A conversion path is made up of your content offer, call-to-action and landing page. In order to convert into a lead, a visitor sees a content offer, clicks on the call-to-action button and is then taken to a landing page. On that landing page, the visitor can provide the information required for access to a gated content offer and now becomes a lead.
Ask yourself the following questions to see if your business is conversion ready:
- Are you creating a sufficient number of leads for your B2B sales pipeline today?
- Are you able to track effectively the lead-to-deal-process from start to finish?
- Do your sales and marketing teams work together?
- Is there a particular timing window for your buyers?
- How long do buyers spend researching your products/services before making a purchase?
- Are you still focusing on traditional sales and marketing methods?
- What is your average purchase/order size?
- What is the lifetime value (LTV) of a customer?
- How frequently do customers make purchases on your website?
- How many of your customers are return customers?
- Do you generate a larger number of leads via your website in any particular months?
- What percentage of your website visitors convert into a lead?
- How many offers (e-books, white papers, webinars) do you have available on your website
- How many active landing pages do you have?
- How often do you build and launch new calls to action to drive traffic?
- Do you have a process of tracking the number of leads, measuring the revenue generated from them and comparing the figures every month?
- How long do visitors spend on your site researching products?
- How frequently do visitors return to your website during their buying journey?
- Are there pages on your website that would help you identify which stage in the buying journey the buyer is at?
A big part of your marketing strategy should be generating quality leads to grow your sales pipeline, so it is important to know which content pieces are working and how you can improve those that are not.
7. Are You Selling The Way Customers Want To Buy?
One of the bigger shifts on the horizon is how B2B vendors are changing the way they sell to the way their customers want to buy.
Sounds easy, but this is a major change in mindset – where the buyer-seller relationship has been turned completely upside down. Whereas some companies may still view their prospects as numbers in the sales funnel, the newly empowered buyer means that companies must transform their sales process shifting focus and impressing upon buyers the desire to offer advice first and foremost to lift the pressure off the sale and open up the opportunity for dialogue.
If a B2B business cannot add any more value to a sales conversation over and above what the buyer can source from self-research, then you will have problems filling your sales-pipeline. Now could be a good time to start to develop an inbound sales process that puts your customer first and foremost.

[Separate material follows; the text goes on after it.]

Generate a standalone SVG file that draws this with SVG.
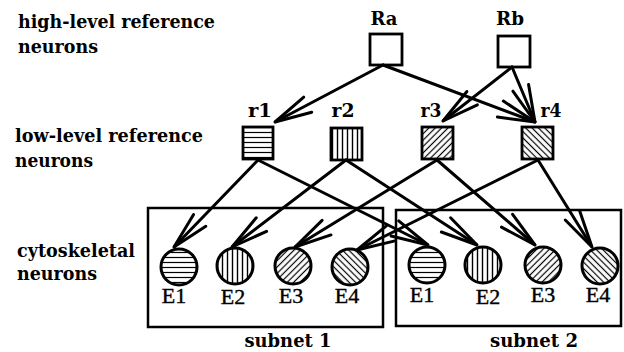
<svg xmlns="http://www.w3.org/2000/svg" width="624" height="352" viewBox="0 0 624 352">
  <style>
    .lbl { font-family: "DejaVu Serif", "Liberation Serif", serif; font-weight: bold; font-size: 18px; fill: #000; }
    .nm { font-family: "DejaVu Serif", "Liberation Serif", serif; font-weight: bold; font-size: 19px; fill: #000; text-anchor: middle; }
    .el { font-family: "Liberation Serif", "Times New Roman", serif; font-size: 22px; fill: #000; text-anchor: middle; stroke: #000; stroke-width: 0.4; }
    .box { fill: none; stroke: #000; stroke-width: 2.5; }
    .sq { stroke: #000; stroke-width: 2.8; }
    .cell { stroke: #000; stroke-width: 3; }
    .conn { fill: none; stroke: #000; stroke-width: 3; stroke-linecap: round; marker-end: url(#arrow); }
  </style>
  <defs>
    <!-- long open arrowhead, fixed size regardless of stroke -->
    <marker id="arrow" markerUnits="userSpaceOnUse" markerWidth="50" markerHeight="30" refX="0" refY="0" viewBox="-42 -15 44 30" orient="auto" overflow="visible">
      <path d="M -37,-8.5 L 0,0 L -37,8.5" fill="none" stroke="#000" stroke-width="3" stroke-linejoin="miter" stroke-linecap="round"/>
    </marker>
    <pattern id="hz" patternUnits="userSpaceOnUse" width="5" height="5">
      <rect width="5" height="5" fill="#fff"/>
      <line x1="0" y1="2.5" x2="5" y2="2.5" stroke="#000" stroke-width="1.2"/>
    </pattern>
    <pattern id="vt" patternUnits="userSpaceOnUse" width="5" height="5">
      <rect width="5" height="5" fill="#fff"/>
      <line x1="2.5" y1="0" x2="2.5" y2="5" stroke="#000" stroke-width="1.4"/>
    </pattern>
    <pattern id="fw" patternUnits="userSpaceOnUse" width="4.5" height="4.5" patternTransform="rotate(45)">
      <rect width="4.5" height="4.5" fill="#fff"/>
      <line x1="2.25" y1="0" x2="2.25" y2="4.5" stroke="#000" stroke-width="1.2"/>
    </pattern>
    <pattern id="bk" patternUnits="userSpaceOnUse" width="4.5" height="4.5" patternTransform="rotate(-45)">
      <rect width="4.5" height="4.5" fill="#fff"/>
      <line x1="2.25" y1="0" x2="2.25" y2="4.5" stroke="#000" stroke-width="1.2"/>
    </pattern>
  </defs>

  <rect width="624" height="352" fill="#fff"/>

  <!-- layer captions -->
  <g id="captions">
    <text class="lbl" x="18" y="28" textLength="197" lengthAdjust="spacingAndGlyphs">high-level reference</text>
    <text class="lbl" x="18" y="53" textLength="80" lengthAdjust="spacingAndGlyphs">neurons</text>
    <text class="lbl" x="15" y="142" textLength="188" lengthAdjust="spacingAndGlyphs">low-level reference</text>
    <text class="lbl" x="15" y="167" textLength="78" lengthAdjust="spacingAndGlyphs">neurons</text>
    <text class="lbl" x="17" y="257" textLength="118" lengthAdjust="spacingAndGlyphs">cytoskeletal</text>
    <text class="lbl" x="17" y="280" textLength="80" lengthAdjust="spacingAndGlyphs">neurons</text>
  </g>

  <!-- subnet frames -->
  <g id="subnet1">
    <rect class="box" x="148" y="208" width="235" height="119"/>
    <text class="nm" x="288" y="347" textLength="87" lengthAdjust="spacingAndGlyphs">subnet 1</text>
  </g>
  <g id="subnet2">
    <rect class="box" x="396" y="210" width="225" height="116"/>
    <text class="nm" x="534" y="347" textLength="88" lengthAdjust="spacingAndGlyphs">subnet 2</text>
  </g>

  <!-- high-level reference neurons -->
  <g id="Ra">
    <rect class="sq" x="370" y="34" width="32" height="31" fill="#fff"/>
    <text class="nm" x="384" y="25" textLength="27" lengthAdjust="spacingAndGlyphs">Ra</text>
  </g>
  <g id="Rb">
    <rect class="sq" x="498" y="36" width="32" height="31" fill="#fff"/>
    <text class="nm" x="510" y="25" textLength="28" lengthAdjust="spacingAndGlyphs">Rb</text>
  </g>

  <!-- low-level reference neurons -->
  <g id="r1">
    <rect class="sq" x="243" y="127" width="30" height="32" fill="url(#hz)"/>
    <text class="nm" x="260" y="117" textLength="24" lengthAdjust="spacingAndGlyphs">r1</text>
  </g>
  <g id="r2">
    <rect class="sq" x="331" y="128" width="31" height="32" fill="url(#vt)"/>
    <text class="nm" x="343" y="117" textLength="23" lengthAdjust="spacingAndGlyphs">r2</text>
  </g>
  <g id="r3">
    <rect class="sq" x="422" y="127" width="31" height="32" fill="url(#fw)"/>
    <text class="nm" x="431" y="117" textLength="21" lengthAdjust="spacingAndGlyphs">r3</text>
  </g>
  <g id="r4">
    <rect class="sq" x="522" y="127" width="31" height="32" fill="url(#bk)"/>
    <text class="nm" x="551" y="117" textLength="21" lengthAdjust="spacingAndGlyphs">r4</text>
  </g>

  <!-- cytoskeletal neurons, subnet 1 -->
  <g id="s1E1">
    <circle class="cell" cx="179" cy="267" r="18" fill="url(#hz)"/>
    <text class="el" x="174" y="303">E1</text>
  </g>
  <g id="s1E2">
    <circle class="cell" cx="235" cy="266" r="18" fill="url(#vt)"/>
    <text class="el" x="233" y="304">E2</text>
  </g>
  <g id="s1E3">
    <circle class="cell" cx="293" cy="266" r="18" fill="url(#fw)"/>
    <text class="el" x="291" y="303">E3</text>
  </g>
  <g id="s1E4">
    <circle class="cell" cx="350" cy="267" r="18" fill="url(#bk)"/>
    <text class="el" x="347" y="303">E4</text>
  </g>

  <!-- cytoskeletal neurons, subnet 2 -->
  <g id="s2E1">
    <circle class="cell" cx="427" cy="265" r="18" fill="url(#hz)"/>
    <text class="el" x="422" y="302">E1</text>
  </g>
  <g id="s2E2">
    <circle class="cell" cx="483" cy="265" r="18" fill="url(#vt)"/>
    <text class="el" x="488" y="304">E2</text>
  </g>
  <g id="s2E3">
    <circle class="cell" cx="543" cy="265" r="18" fill="url(#fw)"/>
    <text class="el" x="543" y="302">E3</text>
  </g>
  <g id="s2E4">
    <circle class="cell" cx="600" cy="266" r="18" fill="url(#bk)"/>
    <text class="el" x="598" y="302">E4</text>
  </g>

  <!-- connections -->
  <g id="connectors">
    <path class="conn" d="M383,65 L275,122"/>
    <path class="conn" d="M383,65 L535,122"/>
    <path class="conn" d="M512,67 L443,121"/>
    <path class="conn" d="M512,67 L535,122"/>
    <path class="conn" d="M258,160 L174,247"/>
    <path class="conn" d="M258,160 L428,245"/>
    <path class="conn" d="M346,160 L232,247"/>
    <path class="conn" d="M346,160 L477,245"/>
    <path class="conn" d="M437,160 L295,247"/>
    <path class="conn" d="M437,160 L535,245"/>
    <path class="conn" d="M538,160 L357,250"/>
    <path class="conn" d="M538,160 L592,247"/>
  </g>
</svg>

The following actions will help you become more “buyer-centric” in your sales approach:
- Use your content to educate prospects, build trust and your authority slowly
- Set up lead scoring and workflows to ensure that you work on the best opportunities, ones that fit you as a business and are at the right stage in the buying cycle
- Become a trusted “expert” by sharing insights and offering advice for free
- Ask questions and learn about your buyers needs
- Learn how to recognise when prospects are open to engage and interact
- Implement and use a sales CRM tool to manage and record your actions and the reactions of your customers
- And think of sales as relationship building, people rather than decision makers and offering advice rather than closing a sale
- What does your sales process look like?

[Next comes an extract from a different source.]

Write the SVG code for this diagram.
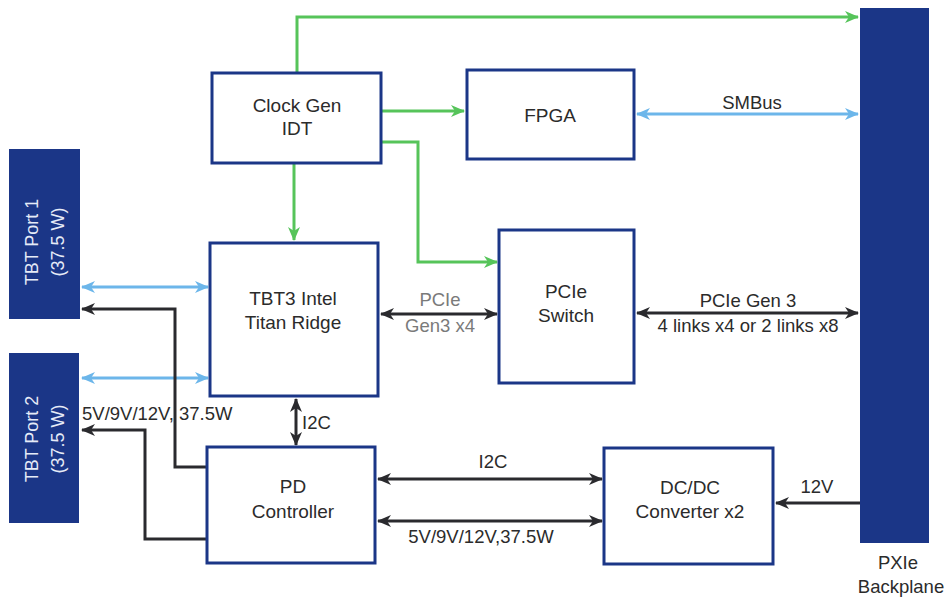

- Is there a CRM system already in place to track leads and opportunities?
- What sales content do you have prepared to nurture leads?
- What are the typical reasons a sales prospect won’t buy?

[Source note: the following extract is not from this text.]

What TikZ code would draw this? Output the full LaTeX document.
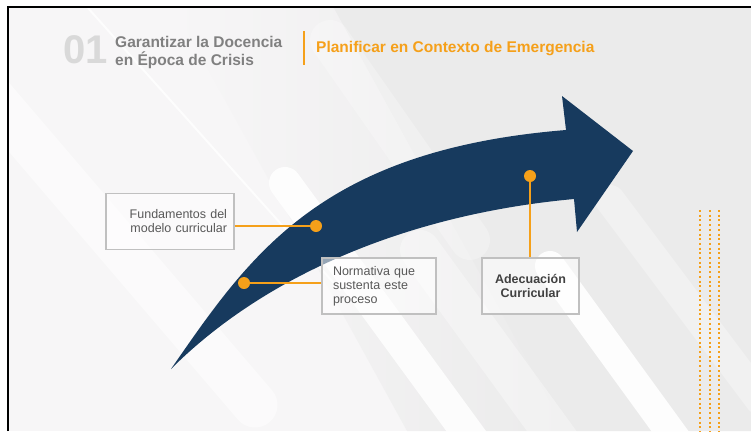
\documentclass[tikz,border=0pt]{standalone}
\usepackage{fontspec}
\setmainfont{Liberation Sans}
\usepackage{tikz}

\definecolor{arrowblue}{HTML}{173A5E}
\definecolor{dotorange}{HTML}{F5A01A}
\definecolor{boxgray}{HTML}{C0C0C0}
\definecolor{textgray}{HTML}{595959}
\definecolor{adectext}{HTML}{404040}
\definecolor{titlegray}{HTML}{808080}
\definecolor{numgray}{HTML}{D9D9D9}
\definecolor{bgdark}{HTML}{EBEBEB}
\definecolor{bglight}{HTML}{F7F6F7}

\begin{document}
\begin{tikzpicture}[x=1pt, y=-1pt,
  infobox/.style={draw=boxgray, line width=1.2pt, fill=white, fill opacity=0.55, text opacity=1,
    text=textgray, minimum height=56pt, inner ysep=0pt, font=\fontsize{12.5}{14}\selectfont},
  orangedot/.style={circle, fill=dotorange, minimum size=12pt, inner sep=0pt},
  link/.style={draw=dotorange, line width=1.3pt}]
  \useasboundingbox (0,0) rectangle (751,431);

  % Background
  \begin{scope}
    \clip (8,6.5) rectangle (751,431);
    \fill[bglight] (0,0) rectangle (751,431);
    \begin{scope}[xslant=-0.55]
      \shade[left color=bglight, right color=bgdark] (170,0) rectangle (330,431);
      \fill[bgdark] (329.5,0) rectangle (800,431);
    \end{scope}
    \begin{scope}[line cap=round, white]
      \draw[line width=45pt, opacity=0.5] (-10,95) -- (255,405);
      \draw[line width=2pt, opacity=0.8] (88,8) -- (340,290);
      \draw[line width=32pt, opacity=0.85] (285,183) -- (480,450);
      \draw[line width=40pt, opacity=0.35] (420,250) -- (580,470);
      \draw[line width=30pt, opacity=0.9] (550,266) -- (720,500);
      \draw[line width=30pt, opacity=0.3] (610,200) -- (760,400);
      \draw[line width=40pt, opacity=0.25] (330,40) -- (470,240);
    \end{scope}
  \end{scope}
  \draw[line width=2pt] (8,431) -- (8,6.5) -- (751,6.5);

  % Header
  \node[anchor=west, inner sep=0pt, text=numgray, font=\fontsize{40}{40}\selectfont\bfseries] (num) at (63,50) {01};
  \node[anchor=west, inner sep=0pt, align=left, text=titlegray, font=\fontsize{15.5}{18}\selectfont\bfseries] (title) at (115,52) {Garantizar la Docencia\\en Época de Crisis};
  \draw[dotorange, line width=2pt] (304,31) -- (304,65);
  \node[anchor=west, inner sep=0pt, text=dotorange, font=\fontsize{15.5}{18}\selectfont\bfseries] (topic) at (316,48.5) {Planificar en Contexto de Emergencia};

  % Arrow
  \fill[arrowblue] (171,369) .. controls (250,255) and (320,150) .. (566,130) -- (562,96) -- (633,151)
    -- (577,232) -- (574,199) .. controls (400,215) and (260,280) .. cycle;

  % Nodes
  \node[infobox, minimum width=128pt, text width=114pt, align=right] (fund) at (170,221.5) {Fundamentos del\\modelo curricular};
  \node[infobox, minimum width=114pt, text width=92pt, align=left] (norm) at (379,286) {Normativa que\\sustenta este\\proceso};
  \node[infobox, minimum width=97pt, align=center, text=adectext, font=\fontsize{12.5}{14}\selectfont\bfseries] (adec) at (530.5,286) {Adecuación\\Curricular};
  \node[orangedot] (fdot) at (316,226) {};
  \node[orangedot] (ndot) at (244,283) {};
  \node[orangedot] (adot) at (530,176) {};

  % Edges
  \draw[link] (fdot) -- (fdot -| fund.east);
  \draw[link] (ndot) -- (ndot -| norm.west);
  \draw[link] (adot) -- (adot |- adec.north);

  % Dotted lines
  \foreach \x in {700,709.5,719}
    \draw[dotorange, line width=2pt, dash pattern=on 2pt off 2.7pt] (\x,210) -- (\x,431);
\end{tikzpicture}
\end{document}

8. What Is Your Content Distribution Strategy?
Content distribution is a way to extend the reach of your content marketing, it’s all about making sure the content you create gets found, read and shared by the right target audience.
A “rule of thumb” is to spend 50% of your efforts on creating the content and the other 50% on distributing it.
There are three ways of distributing your content – via your own channels (owned), other people sharing it voluntarily (earned) and paying to distribute it (paid). Below are some of the examples of these channels that you need to incorporate into your strategy.
Each distribution category can play a different role in your plan, depending on the message and the type of audience you are aiming to reach.
Owned media
- Blogging
- Social media sharing / posting
- Social selling
- Website
- Email / e-newsletters
- Digital media (video, podcasts, webinars, presentation slides, etc.)
Earned media
- Develop website backlinks and guest blogging invitations
- Write press releases
- SEO long tail keywords for organic search
- Approaching influencers in the community
- Ask customers to review products via social media, review sites, etc.
Paid media
- Google Adwords / display ad network / Paid Per Click PPC
- SEM (paid search)
- Remarketing
- Social media ad networks sponsored content / display ads
9. Do You Know How Your Customers Find You?
It is important to understand how your customers found you, and to map out their journey from the first point of contact, through to a sale, after-sales and hopefully to a repeat purchase. This can be a visual time line of stages and touch points that your customer passes through.
Megan Grocki writes in How to Create a Customer Journey Map: “A Customer Journey map is a visual or graphic interpretation of the overall story from an individual’s perspective of their relationship with an organization, service, product or brand, over time and across channels.”
Viewing the journey from a customer’s perspective, will help you understand how visitors would like to interact compared to the experience you are providing.
It enables your company to spot the gaps that impact negatively the customer experience. Removing these inefficiencies not only improves customer experience, it may also save money and increase revenue.
Take Away
Content marketing is a strategic marketing approach focused on creating and distributing content that is educational, relevant and deemed valuable to attract and retain a particular target audience. It can help you drive traffic and then engage with those leads as your nurture them through the sales funnel.
Are there any other questions that you would add to this list that you have used before?